The activities most memorable to the Sorensons were the opportunities to share the gospel. Some of the crew had researched the Church online before coming to Utah and had specific questions that they prompted Valentin to ask during filming. After Valentin and the film crew toured Temple Square, they asked the Sorensons about temples and the Church’s emphasis on families, particularly regarding family history.
Ann also recalled the French group’s amazed reaction to the family’s food storage. Valentin exclaimed, “You could eat for a year with what you have!” The group also admired the family’s garden and enjoyed their first taste of zucchini bread; one crew member even asked Ann for some of her recipes so he could get his wife to cook the same foods when he returned to France.
Valentin said that this was his first encounter with Mormons, and that the experience dispelled some misconceptions he had about the religion, such as his expectation that he would encounter families with multiple wives and lots of children living pioneer-style. Faced with the Sorenson household of five people—one husband, one wife, and three children—living a modern lifestyle, his ideas of what it meant to be a Mormon changed.
He admits that there are still things he doesn’t understand, such as the emphasis on chastity and not drinking alcohol, but he is interested by the importance that the gospel has in the Sorensons’ lives.

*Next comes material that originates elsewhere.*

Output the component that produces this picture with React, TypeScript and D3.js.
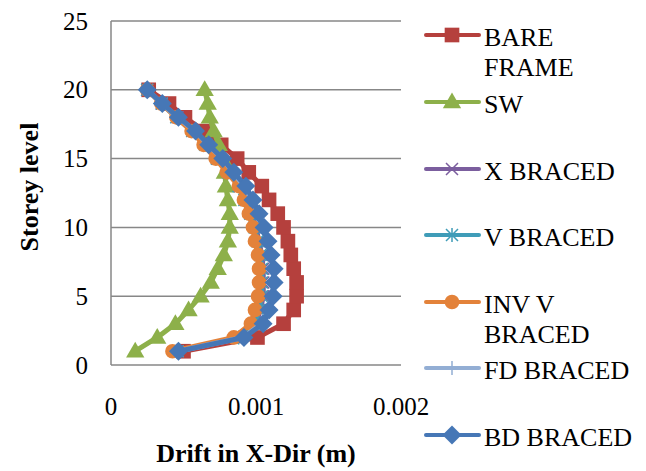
import * as d3 from 'd3';
import React from 'react';

// storey levels 1..20
const storeys = [1, 2, 3, 4, 5, 6, 7, 8, 9, 10, 11, 12, 13, 14, 15, 16, 17, 18, 19, 20];

const bareFrame = [0.00050, 0.00101, 0.00119, 0.00126, 0.00128, 0.00128, 0.00126, 0.00124, 0.00122, 0.00119, 0.00115, 0.00109, 0.00104, 0.00095, 0.00087, 0.00076, 0.00064, 0.00051, 0.00040, 0.00026];
const sw = [0.000167, 0.000319, 0.000444, 0.000535, 0.000618, 0.000688, 0.000736, 0.000778, 0.000806, 0.000819, 0.000819, 0.000806, 0.000792, 0.000785, 0.000771, 0.000743, 0.000708, 0.000681, 0.000667, 0.000646];
const xBraced = [0.00046, 0.00089, 0.00100, 0.00103, 0.00105, 0.00105, 0.00105, 0.00104, 0.00102, 0.00100, 0.00097, 0.00093, 0.00089, 0.00082, 0.00074, 0.00066, 0.00057, 0.00046, 0.00035, 0.00025];
const vBraced = [0.00046, 0.00088, 0.00099, 0.00102, 0.00104, 0.00104, 0.00104, 0.00103, 0.00101, 0.00099, 0.00096, 0.00092, 0.00088, 0.00081, 0.00073, 0.00065, 0.00056, 0.00045, 0.00035, 0.00025];
const invV = [0.000424, 0.000847, 0.000965, 0.000993, 0.001014, 0.001021, 0.001021, 0.001014, 0.000993, 0.000979, 0.000951, 0.000917, 0.000882, 0.000799, 0.000722, 0.000639, 0.000556, 0.000451, 0.000347, 0.00025];
const fdBraced = [0.00046, 0.00091, 0.00104, 0.00108, 0.00111, 0.00112, 0.00112, 0.00110, 0.00108, 0.00105, 0.00102, 0.00097, 0.00092, 0.00084, 0.00077, 0.00067, 0.00058, 0.00046, 0.00035, 0.00025];
const bdBraced = [0.000465, 0.000917, 0.001049, 0.00109, 0.001118, 0.001125, 0.001125, 0.001104, 0.001083, 0.001056, 0.001021, 0.000979, 0.00093, 0.000847, 0.000771, 0.000674, 0.000583, 0.000465, 0.000354, 0.00025];

const xTicks = [0, 0.001, 0.002];
const xTickLabels = ['0', '0.001', '0.002'];
const yTicks = [0, 5, 10, 15, 20, 25];

const seriesNames = [['BARE', 'FRAME'], ['SW'], ['X BRACED'], ['V BRACED'], ['INV V', 'BRACED'], ['FD BRACED'], ['BD BRACED']];
const seriesData = [bareFrame, sw, xBraced, vBraced, invV, fdBraced, bdBraced];
const seriesColors = ['#B5403D', '#8DB04A', '#7B5E9E', '#3F9CB8', '#E3823A', '#93AED4', '#4677B6'];
const seriesMarkers = ['square', 'triangle', 'x', 'star', 'circle', 'plus', 'diamond'];

const W = 646, H = 471;
const plot = { left: 111, right: 401, top: 21, bottom: 365 };
const FONT = '"Liberation Serif", "Times New Roman", serif';

const x = d3.scaleLinear().domain([0, 0.002]).range([plot.left, plot.right]);
const y = d3.scaleLinear().domain([0, 25]).range([plot.bottom, plot.top]);

function Marker({ kind, color, cx, cy }: { kind: string; color: string; cx: number; cy: number }) {
  const t = `translate(${cx},${cy})`;
  if (kind === 'square') return <path transform={t} d={d3.symbol(d3.symbolSquare, 215)()!} fill={color} />;
  if (kind === 'triangle') return <path transform={`${t} translate(0,1)`} d={d3.symbol(d3.symbolTriangle, 145)()!} fill={color} />;
  if (kind === 'circle') return <path transform={t} d={d3.symbol(d3.symbolCircle, 170)()!} fill={color} />;
  if (kind === 'diamond') return <path transform={`${t} rotate(45)`} d={d3.symbol(d3.symbolSquare, 180)()!} fill={color} />;
  if (kind === 'x') return <path transform={t} d="M-6,-6L6,6M-6,6L6,-6" stroke={color} strokeWidth={1.5} fill="none" />;
  if (kind === 'star') return <path transform={t} d="M-6,-6L6,6M-6,6L6,-6M0,-7L0,7" stroke={color} strokeWidth={1.5} fill="none" />;
  return <path transform={t} d="M0,-7L0,7M-7,0L7,0" stroke={color} strokeWidth={1.5} fill="none" />;
}

export default function App() {
  const line = d3.line<number>().x(d => x(d)).y((d, i) => y(storeys[i]));
  const legendY = [35, 102, 169, 235, 302, 368, 435];

  return (
    <svg width={W} height={H} style={{ position: 'absolute', left: 0, top: 0, background: '#fff' }} fontFamily={FONT}>
      {/* gridlines */}
      {yTicks.map(t => (
        <line key={t} x1={plot.left} x2={plot.right} y1={y(t)} y2={y(t)} stroke="#878787" strokeWidth={1.5} />
      ))}
      <line x1={plot.left} x2={plot.left} y1={plot.top} y2={plot.bottom} stroke="#878787" strokeWidth={1.5} />

      {/* axis labels */}
      {yTicks.map(t => (
        <text key={t} x={88} y={y(t) + 8.5} textAnchor="end" fontSize={25}>{t}</text>
      ))}
      {xTicks.map((t, i) => (
        <text key={t} x={x(t)} y={415} textAnchor="middle" fontSize={25}>{xTickLabels[i]}</text>
      ))}
      <text x={256} y={462} textAnchor="middle" fontSize={26} fontWeight="bold">Drift in X-Dir (m)</text>
      <text transform={`translate(38,187) rotate(-90)`} textAnchor="middle" fontSize={26} fontWeight="bold">Storey level</text>

      {/* series */}
      {seriesData.map((s, k) => (
        <g key={k}>
          <path d={line(s)!} fill="none" stroke={seriesColors[k]} strokeWidth={5} strokeLinejoin="round" />
          {s.map((v, i) => (
            <Marker key={i} kind={seriesMarkers[k]} color={seriesColors[k]} cx={x(v)} cy={y(storeys[i])} />
          ))}
        </g>
      ))}

      {/* legend */}
      {seriesNames.map((name, k) => (
        <g key={k}>
          <line x1={426} x2={479} y1={legendY[k]} y2={legendY[k]} stroke={seriesColors[k]} strokeWidth={4} strokeLinecap="round" />
          <Marker kind={seriesMarkers[k]} color={seriesColors[k]} cx={452} cy={legendY[k]} />
          {name.map((ln, j) => (
            <text key={j} x={484} y={legendY[k] + 11 + j * 30} fontSize={26}>{ln}</text>
          ))}
        </g>
      ))}
    </svg>
  );
}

After spending time with the Sorenson family, he said, “Religion can be a very important thing for some people, making them try to be better, and I respect that a lot.”
By the time Valentin and the crew left, they had developed friendships with the Sorenson family. Valentin invited Jake to visit him in France, and the crew told Ann that they want to visit Utah and the Sorensons again. As a parting gift, the Sorensons gave each of their guests a bag of saltwater taffy and a copy of the Book of Mormon with a personal message inscribed inside the cover.
This episode of Les Nouveaux Explorateurs will air in December 2010 on the French cable channel Canal Plus.